Побывали в райцентре Пуховичи: заручились согласием исполкома на установление в Поречье памятника — в память о спасении еврейских детей. Мысль о нем Фрида и Майя вынашивали годами и годами откладывали на него деньги. Памятник был установлен в 2000 году. Первый памятник в Европе и, пожалуй, в мире праведникам — спасителям евреев. Ни один белорусский чиновник, даже из области, на его открытие не приехал. Не сочли событие заслуживающим их внимания. Зато приехал из Минска тогдашний посол Германии Хорст Винкельман, что делает честь представленному им государству.

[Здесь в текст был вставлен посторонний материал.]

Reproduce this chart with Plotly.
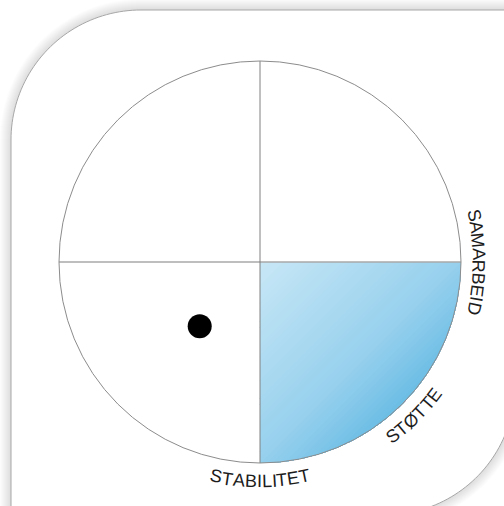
import numpy as np
import plotly.graph_objects as go

# ---------------- data ----------------
quadrant_labels = ["SAMARBEID", "STØTTE", "STABILITET"]
label_angles_deg = [0, 45, 90]          # clockwise from the right-hand axis
label_tops = ["out", "in", "in"]        # letter tops facing out of / into the circle
highlight_quadrant = [1, -1]            # sign of (x, y): lower-right quadrant
point_x = [-0.30]
point_y = [-0.32]

# ---------------- geometry / style ----------------
W, H = 504, 506
CX, CY, RP = 260.0, 262.0, 201.0        # circle centre and radius in pixels
FS = 18
RL = 219.0                              # label radius in px
FONT = "Liberation Sans, Arial, Helvetica, sans-serif"


def ux(px):
    return (np.asarray(px, float) - CX) / RP


def vy(py):
    return (CY - np.asarray(py, float)) / RP


def path_uv(us, vs):
    return "M " + " L ".join(f"{a:.5f},{b:.5f}" for a, b in zip(us, vs)) + " Z"


def rounded_card(L, T, Rr, B, r1, r2, n=48):
    xs, ys = [], []
    a = np.linspace(np.pi, 1.5 * np.pi, n)
    xs += list(L + r1 + r1 * np.cos(a)); ys += list(T + r1 + r1 * np.sin(a))
    xs += [Rr]; ys += [T]
    a = np.linspace(0, 0.5 * np.pi, n)
    xs += list(Rr - r2 + r2 * np.cos(a)); ys += list(B - r2 + r2 * np.sin(a))
    xs += [L]; ys += [B]
    return path_uv(ux(xs), vy(ys))


shapes = []
# soft shadow around the card
for k in range(11, 0, -1):
    shapes.append(dict(type="path", xref="x", yref="y", layer="below",
                       path=rounded_card(11 - k, 10 - k, 515 + k, 515 + k, 130 + k, 130 + k),
                       fillcolor="rgba(0,0,0,0.013)", line=dict(width=0)))
# card
shapes.append(dict(type="path", xref="x", yref="y", layer="below",
                   path=rounded_card(11, 10, 515, 515, 130, 130),
                   fillcolor="white", line=dict(color="#a8a8a8", width=1)))

# highlighted quadrant with diagonal gradient (layered bands)
arc = np.linspace(0, np.pi / 2, 120)
sector = [(0.0, 0.0)] + [(np.cos(a), np.sin(a)) for a in arc]


def clip(poly, t):
    out = []
    n = len(poly)
    for i in range(n):
        p = poly[i]; q = poly[(i + 1) % n]
        fp = p[0] + p[1] - t; fq = q[0] + q[1] - t
        if fp >= 0:
            out.append(p)
        if (fp >= 0) != (fq >= 0):
            s = fp / (fp - fq)
            out.append((p[0] + s * (q[0] - p[0]), p[1] + s * (q[1] - p[1])))
    return out


stops_f = [0.0, 0.7, 1.0]
stops_c = np.array([[200, 231, 246], [150, 208, 237], [108, 189, 229]], float)
NB = 48
tmax = np.sqrt(2)
sx, sy = highlight_quadrant
for i in range(NB):
    t = tmax * i / NB
    poly = clip(sector, t) if i > 0 else sector
    if len(poly) < 3:
        continue
    f = (i + 0.5) / NB
    col = [np.interp(f, stops_f, stops_c[:, j]) for j in range(3)]
    us = [sx * p[0] for p in poly]
    vs = [sy * p[1] for p in poly]
    shapes.append(dict(type="path", xref="x", yref="y", layer="below",
                       path=path_uv(us, vs),
                       fillcolor=f"rgb({col[0]:.0f},{col[1]:.0f},{col[2]:.0f})",
                       line=dict(width=0)))

# circle and axes cross
shapes.append(dict(type="line", xref="x", yref="y", layer="above", x0=-1, x1=1, y0=0, y1=0,
                   line=dict(color="#a9a9a9", width=1.5)))
shapes.append(dict(type="line", xref="x", yref="y", layer="above", x0=0, x1=0, y0=-1, y1=1,
                   line=dict(color="#808080", width=1)))
shapes.append(dict(type="circle", xref="x", yref="y", layer="above", x0=-1, x1=1, y0=-1, y1=1,
                   line=dict(color="#8c8c8c", width=1)))

# curved labels, one letter at a time
WID = {'S': .667, 'T': .611, 'A': .667, 'B': .667, 'I': .278, 'L': .556, 'E': .667,
       'Ø': .778, 'M': .833, 'R': .722, 'D': .722}
annotations = []
for text, ang, tops in zip(quadrant_labels, label_angles_deg, label_tops):
    ws = np.array([WID.get(c, .65) for c in text]) * FS
    centers = np.cumsum(ws) - ws / 2 - ws.sum() / 2
    d = 1 if tops == "out" else -1
    for c, s in zip(text, centers):
        th = np.radians(ang) + d * s / RL
        px = CX + RL * np.cos(th); py = CY + RL * np.sin(th)
        if tops == "out":
            rot = np.degrees(np.arctan2(np.cos(th), -np.sin(th)))
        else:
            rot = np.degrees(np.arctan2(-np.cos(th), np.sin(th)))
        annotations.append(dict(x=float(ux(px)), y=float(vy(py)), xref="x", yref="y",
                                text=c, textangle=float(rot), showarrow=False,
                                xanchor="center", yanchor="middle",
                                font=dict(family=FONT, size=FS, color="#1c1c1c")))

fig = go.Figure()
fig.add_trace(go.Scatter(x=point_x, y=point_y, mode="markers",
                         marker=dict(size=24, color="black"), hoverinfo="skip"))

fig.update_layout(
    width=W, height=H, margin=dict(l=0, r=0, t=0, b=0),
    paper_bgcolor="white", plot_bgcolor="white", showlegend=False,
    xaxis=dict(range=[float(ux(0)), float(ux(W))], visible=False, fixedrange=True),
    yaxis=dict(range=[float(vy(H)), float(vy(0))], visible=False, fixedrange=True),
    shapes=shapes, annotations=annotations,
)

fig.write_html("out.html", config={"displayModeBar": False},
               post_script="document.body.style.margin='0';")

А как ценит подобные подвиги государство, именуемое теперь Республикой Беларусь? А никак. Будто это не его герои, не на белорусской земле совершено то, что служит примером всему человечеству.
В День Победы или другие праздники этих людей, когда они еще были живы, не приглашали в президиумы торжественных собраний, не называли их имен в докладах и речах. За их подвиг — никаких государственных наград, никаких льгот, никакой прибавки к пенсии. Они не считались участниками войны, будто в то страшное время не имели никакого отношения к антифашистскому Сопротивлению. О них — ничего в белорусских учебниках истории.
А в Институте истории Академии наук? Зашел однажды туда, пообщался с учеными мужами. Важность темы они не оспаривали, но услышал стандартное: "руки не дошли". Руки? А может быть, притупленная совесть не дошла? Ведь перед ней — барьер: коль не поступило указаний "сверху", то нечего!..
Государственная идеология в нынешней Беларуси самодеятельности не терпит. Неровен час, могут и "на ковер" вызвать. И как уже нередко бывало в советские годы, в ход может пойти испытанное: "Нечего выпячивать. Будет команда — вот тогда..." Но подвиг потому и называется подвигом, что никаким идеологическим командам не подвластен.
В истории Холокоста совершенное жителями белорусской деревни Поречье в 1943-м — один из ярчайших примеров милосердия и отваги. Нравственный свет этого коллективного подвига — на все времена.